EIA regional data showed rising refinery utilization rates on the East Coast for the week to 74% from 66%. “Coupled with a high level of imports (1 million b/d of gasoline and blendstocks and 200,000 million b/d of distillate), inventories of both gasoline and distillate increased by large amounts vs. [the previous] week,” Rousseau said.

The Deepwater Horizon oil spill has not yet caused any import restrictions. “The wide contango on West Texas Intermediate will work its way into reduced returns for all the commodity indices and exchange traded funds as they start the monthly rolls at the end of this week,” said Jakob.

The wide contango on WTI and the WTI discount to North Sea Brent has triggered “an offsetting increase in the US Gulf sour crude oil differentials to WTI, with Mars [medium sour blend crude] now inventoried at par to WTI,” Jakob reported. “Hence, if June WTI has lost $3.72/bbl vs. Brent since the start of April, US Gulf crude has been unchanged vs. Brent in the same period.

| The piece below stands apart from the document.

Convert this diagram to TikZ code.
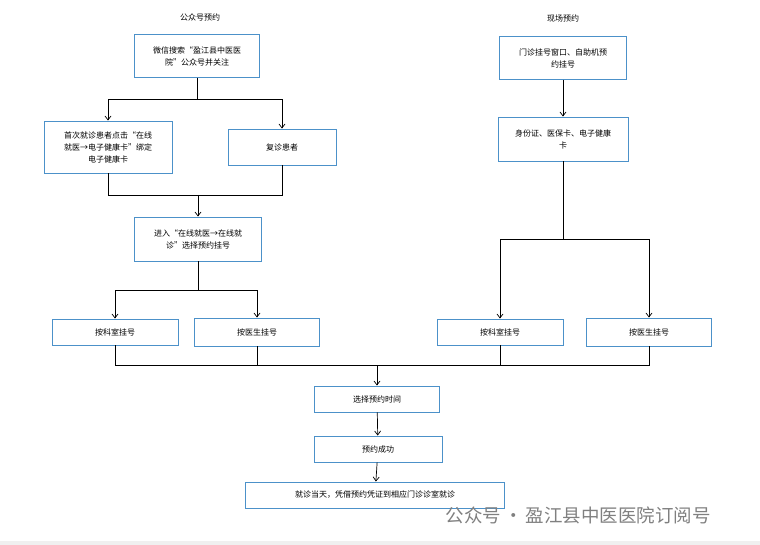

The latest MasterCard Spending Pulse report on gasoline sales at the pump is “not supportive,” Jakob said. “Sales were flat on the week, but they are 2.3% below the same week a year ago and down 1.1% on the 4-week average. US global retail sales might have been improving lately, but the US consumer is cutting on his driving in order to afford the latest gadget from Apple.”

Energy prices
The June contract for benchmark US light, sweet crudes fell $3.45 to $82.74/bbl May 4 on the New York Mercantile Exchange. The July contract dropped $3.39 to $85.76/bbl. On the US spot market, WTI at Cushing, Okla., was down $3.45 to $82.74/bbl. Heating oil for June delivery declined 8.56¢ to $2.26/gal on NYMEX. Reformulated blend stock for oxygenate blending for the same month lost 11.29¢ to $2.32/gal.

The June natural gas contract increased 1.3¢ to $4.01/MMbtu on NYMEX. On the US spot market, gas at Henry Hub, La., climbed 7.5¢ to $3.98/MMbtu.

In London, the June IPE contract for North Sea Brent crude was down $3.27 to $85.67/bbl. Gas oil for May dropped $19.25 to $724.25/tonne.

The average price for the Organization of Petroleum Exporting Countries' basket of 12 reference crudes lost 20¢ to $84.16/bbl.